Data for the task:
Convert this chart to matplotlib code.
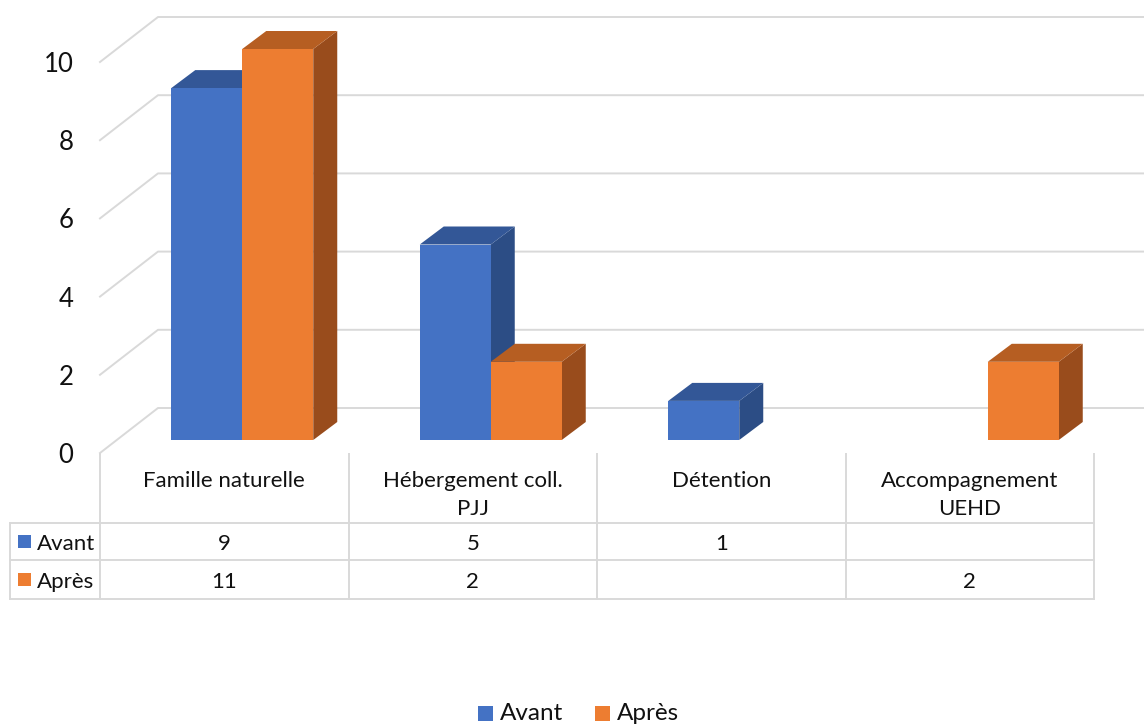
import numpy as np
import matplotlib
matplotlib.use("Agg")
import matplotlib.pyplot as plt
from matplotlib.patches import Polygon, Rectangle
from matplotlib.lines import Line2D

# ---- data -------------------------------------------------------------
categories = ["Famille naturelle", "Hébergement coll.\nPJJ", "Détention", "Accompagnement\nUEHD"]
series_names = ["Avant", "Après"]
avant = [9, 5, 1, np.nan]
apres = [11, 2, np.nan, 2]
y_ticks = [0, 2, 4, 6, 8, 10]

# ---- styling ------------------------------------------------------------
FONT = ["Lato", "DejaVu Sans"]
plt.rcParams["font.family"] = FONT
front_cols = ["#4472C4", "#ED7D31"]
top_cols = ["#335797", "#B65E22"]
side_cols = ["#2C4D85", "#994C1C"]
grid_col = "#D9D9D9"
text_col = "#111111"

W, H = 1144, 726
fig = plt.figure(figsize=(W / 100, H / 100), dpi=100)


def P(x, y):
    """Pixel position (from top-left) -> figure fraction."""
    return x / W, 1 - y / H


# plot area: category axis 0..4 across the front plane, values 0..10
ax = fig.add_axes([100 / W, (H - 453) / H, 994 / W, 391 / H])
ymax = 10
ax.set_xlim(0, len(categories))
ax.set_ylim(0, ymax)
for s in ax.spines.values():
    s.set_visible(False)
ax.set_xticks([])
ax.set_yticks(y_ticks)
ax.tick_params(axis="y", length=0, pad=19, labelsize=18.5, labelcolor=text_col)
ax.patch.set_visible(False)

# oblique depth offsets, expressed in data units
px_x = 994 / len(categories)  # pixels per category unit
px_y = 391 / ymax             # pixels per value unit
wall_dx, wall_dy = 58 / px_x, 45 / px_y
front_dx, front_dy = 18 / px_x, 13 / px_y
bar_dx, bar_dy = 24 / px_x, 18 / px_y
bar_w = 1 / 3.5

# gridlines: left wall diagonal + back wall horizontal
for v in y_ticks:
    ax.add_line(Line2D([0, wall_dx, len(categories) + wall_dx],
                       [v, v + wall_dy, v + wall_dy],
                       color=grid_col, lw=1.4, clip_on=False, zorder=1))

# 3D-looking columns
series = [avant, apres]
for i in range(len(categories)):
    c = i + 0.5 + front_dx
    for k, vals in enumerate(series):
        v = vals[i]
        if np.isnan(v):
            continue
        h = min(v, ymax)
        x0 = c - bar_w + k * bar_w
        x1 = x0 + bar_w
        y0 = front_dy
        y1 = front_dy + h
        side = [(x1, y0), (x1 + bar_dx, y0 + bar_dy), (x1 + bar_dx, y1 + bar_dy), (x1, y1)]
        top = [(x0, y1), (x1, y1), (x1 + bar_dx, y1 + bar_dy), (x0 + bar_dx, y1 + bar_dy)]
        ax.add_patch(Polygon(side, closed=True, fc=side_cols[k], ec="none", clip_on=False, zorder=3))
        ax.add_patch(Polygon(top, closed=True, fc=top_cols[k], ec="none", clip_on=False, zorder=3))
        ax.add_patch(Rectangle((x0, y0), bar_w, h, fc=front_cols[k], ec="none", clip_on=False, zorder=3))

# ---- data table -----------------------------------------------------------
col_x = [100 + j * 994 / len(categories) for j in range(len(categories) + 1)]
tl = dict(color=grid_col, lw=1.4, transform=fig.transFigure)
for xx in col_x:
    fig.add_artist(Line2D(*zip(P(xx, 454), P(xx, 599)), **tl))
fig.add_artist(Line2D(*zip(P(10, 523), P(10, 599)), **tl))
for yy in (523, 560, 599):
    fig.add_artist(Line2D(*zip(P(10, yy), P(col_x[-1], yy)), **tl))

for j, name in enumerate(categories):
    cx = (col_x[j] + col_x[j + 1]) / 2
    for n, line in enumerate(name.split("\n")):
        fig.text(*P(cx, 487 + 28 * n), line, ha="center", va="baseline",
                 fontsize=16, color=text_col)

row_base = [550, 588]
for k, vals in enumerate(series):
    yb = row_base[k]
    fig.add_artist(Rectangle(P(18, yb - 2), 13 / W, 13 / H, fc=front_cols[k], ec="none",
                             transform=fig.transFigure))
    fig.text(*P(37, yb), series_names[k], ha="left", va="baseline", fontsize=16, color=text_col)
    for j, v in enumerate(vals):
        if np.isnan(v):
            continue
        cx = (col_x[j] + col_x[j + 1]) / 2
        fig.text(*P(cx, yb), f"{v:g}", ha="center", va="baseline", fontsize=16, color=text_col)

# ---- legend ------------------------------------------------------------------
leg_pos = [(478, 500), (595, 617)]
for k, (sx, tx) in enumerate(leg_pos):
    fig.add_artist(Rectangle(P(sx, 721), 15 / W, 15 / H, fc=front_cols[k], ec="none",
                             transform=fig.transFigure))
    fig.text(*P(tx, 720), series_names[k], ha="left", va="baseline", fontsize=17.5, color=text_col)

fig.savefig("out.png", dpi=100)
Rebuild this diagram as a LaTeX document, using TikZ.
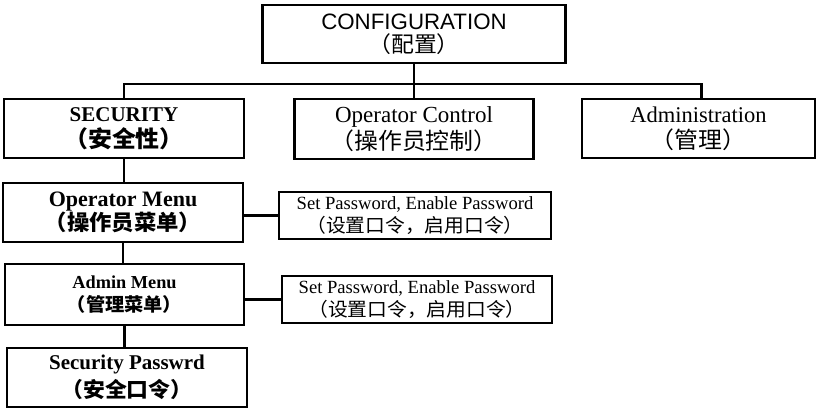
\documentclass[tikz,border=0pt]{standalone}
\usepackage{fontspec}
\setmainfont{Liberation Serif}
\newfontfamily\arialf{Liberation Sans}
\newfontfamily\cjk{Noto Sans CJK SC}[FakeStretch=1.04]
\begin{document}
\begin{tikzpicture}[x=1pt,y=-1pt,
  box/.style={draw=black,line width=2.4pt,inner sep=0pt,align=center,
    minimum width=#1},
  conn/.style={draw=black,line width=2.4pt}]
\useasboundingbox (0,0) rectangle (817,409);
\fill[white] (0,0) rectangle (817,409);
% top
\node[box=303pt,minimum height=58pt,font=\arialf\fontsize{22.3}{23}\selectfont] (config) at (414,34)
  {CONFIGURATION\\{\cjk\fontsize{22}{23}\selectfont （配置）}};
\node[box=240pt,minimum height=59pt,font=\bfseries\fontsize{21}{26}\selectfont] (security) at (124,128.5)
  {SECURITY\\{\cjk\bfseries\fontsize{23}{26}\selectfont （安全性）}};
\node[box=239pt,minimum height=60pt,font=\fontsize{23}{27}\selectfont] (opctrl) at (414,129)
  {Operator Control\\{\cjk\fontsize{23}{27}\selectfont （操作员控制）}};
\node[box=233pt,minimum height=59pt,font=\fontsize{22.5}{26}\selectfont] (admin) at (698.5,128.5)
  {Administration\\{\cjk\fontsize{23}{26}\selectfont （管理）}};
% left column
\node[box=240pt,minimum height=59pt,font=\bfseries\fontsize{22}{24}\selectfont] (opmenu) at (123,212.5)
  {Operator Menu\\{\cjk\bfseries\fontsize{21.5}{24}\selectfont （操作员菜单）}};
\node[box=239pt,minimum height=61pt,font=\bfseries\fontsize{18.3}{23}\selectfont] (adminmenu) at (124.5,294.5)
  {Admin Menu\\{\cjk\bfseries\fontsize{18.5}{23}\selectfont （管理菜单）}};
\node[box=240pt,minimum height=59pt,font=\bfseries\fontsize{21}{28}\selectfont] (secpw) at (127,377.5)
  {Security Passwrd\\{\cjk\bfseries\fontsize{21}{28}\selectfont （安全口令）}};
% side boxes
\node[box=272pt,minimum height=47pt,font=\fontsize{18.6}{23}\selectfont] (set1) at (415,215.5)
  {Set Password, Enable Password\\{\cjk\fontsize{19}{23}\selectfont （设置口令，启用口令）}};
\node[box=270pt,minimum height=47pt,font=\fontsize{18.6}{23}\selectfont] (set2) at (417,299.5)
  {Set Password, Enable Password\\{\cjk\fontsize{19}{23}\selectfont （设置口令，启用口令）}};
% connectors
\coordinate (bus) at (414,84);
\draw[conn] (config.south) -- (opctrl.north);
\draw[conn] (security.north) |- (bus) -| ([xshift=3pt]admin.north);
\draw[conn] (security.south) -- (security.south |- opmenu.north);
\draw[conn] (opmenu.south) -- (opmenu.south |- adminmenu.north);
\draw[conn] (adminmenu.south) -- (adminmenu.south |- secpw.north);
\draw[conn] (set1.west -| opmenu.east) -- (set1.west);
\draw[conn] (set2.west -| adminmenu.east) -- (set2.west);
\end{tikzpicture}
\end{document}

Problem requirements: Copy out every line with the word "this".

Final result:
Convert this chart to matplotlib code.
Rebuild this diagram as a LaTeX document, using TikZ.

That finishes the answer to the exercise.